▶ [Problem details]: Exactly repeat the material, dropping every picture from the copy.

======== Given data ========

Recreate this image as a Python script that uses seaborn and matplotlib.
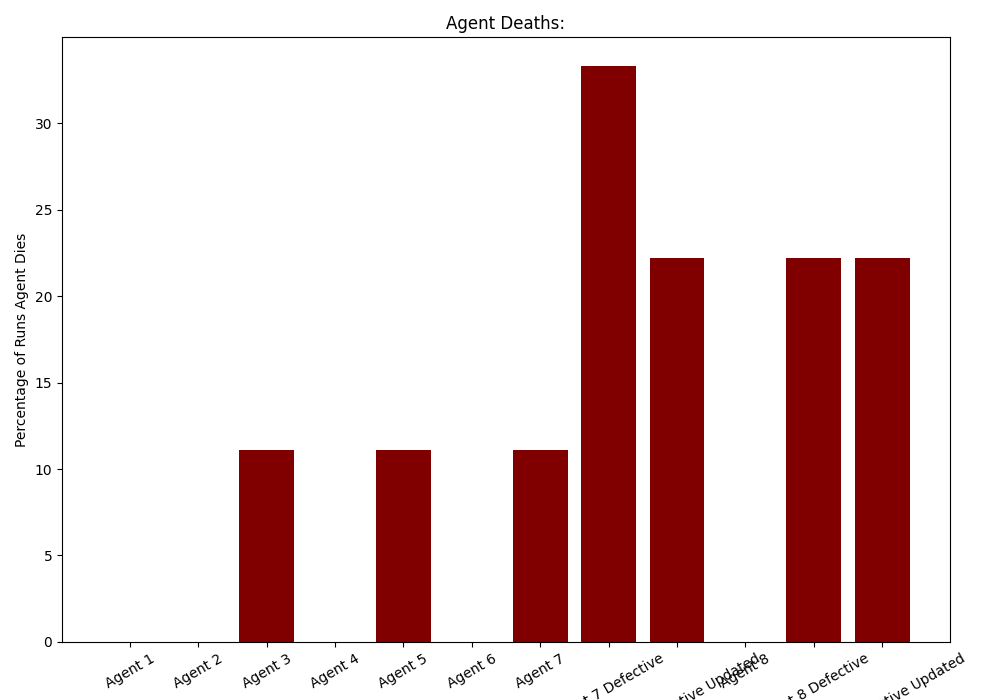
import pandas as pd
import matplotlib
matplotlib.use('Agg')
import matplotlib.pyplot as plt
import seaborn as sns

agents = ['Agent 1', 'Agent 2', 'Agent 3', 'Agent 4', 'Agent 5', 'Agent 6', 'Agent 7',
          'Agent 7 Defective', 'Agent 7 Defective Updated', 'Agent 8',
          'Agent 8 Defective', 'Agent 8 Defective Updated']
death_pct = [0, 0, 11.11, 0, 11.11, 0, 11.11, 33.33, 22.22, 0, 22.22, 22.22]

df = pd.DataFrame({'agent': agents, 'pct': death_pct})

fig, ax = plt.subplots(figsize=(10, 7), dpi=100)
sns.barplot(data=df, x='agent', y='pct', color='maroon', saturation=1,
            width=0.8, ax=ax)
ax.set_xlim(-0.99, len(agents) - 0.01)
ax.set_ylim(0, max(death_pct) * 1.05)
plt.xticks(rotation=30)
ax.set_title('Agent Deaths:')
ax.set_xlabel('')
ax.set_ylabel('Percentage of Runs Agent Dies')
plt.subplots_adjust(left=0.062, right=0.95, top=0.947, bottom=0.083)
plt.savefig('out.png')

========

▶ [Exercise output]:
Recreate this image as a Python script that uses seaborn and matplotlib.
import pandas as pd
import matplotlib
matplotlib.use('Agg')
import matplotlib.pyplot as plt
import seaborn as sns

agents = ['Agent 1', 'Agent 2', 'Agent 3', 'Agent 4', 'Agent 5', 'Agent 6', 'Agent 7',
          'Agent 7 Defective', 'Agent 7 Defective Updated', 'Agent 8',
          'Agent 8 Defective', 'Agent 8 Defective Updated']
death_pct = [0, 0, 11.11, 0, 11.11, 0, 11.11, 33.33, 22.22, 0, 22.22, 22.22]

df = pd.DataFrame({'agent': agents, 'pct': death_pct})

fig, ax = plt.subplots(figsize=(10, 7), dpi=100)
sns.barplot(data=df, x='agent', y='pct', color='maroon', saturation=1,
            width=0.8, ax=ax)
ax.set_xlim(-0.99, len(agents) - 0.01)
ax.set_ylim(0, max(death_pct) * 1.05)
plt.xticks(rotation=30)
ax.set_title('Agent Deaths:')
ax.set_xlabel('')
ax.set_ylabel('Percentage of Runs Agent Dies')
plt.subplots_adjust(left=0.062, right=0.95, top=0.947, bottom=0.083)
plt.savefig('out.png')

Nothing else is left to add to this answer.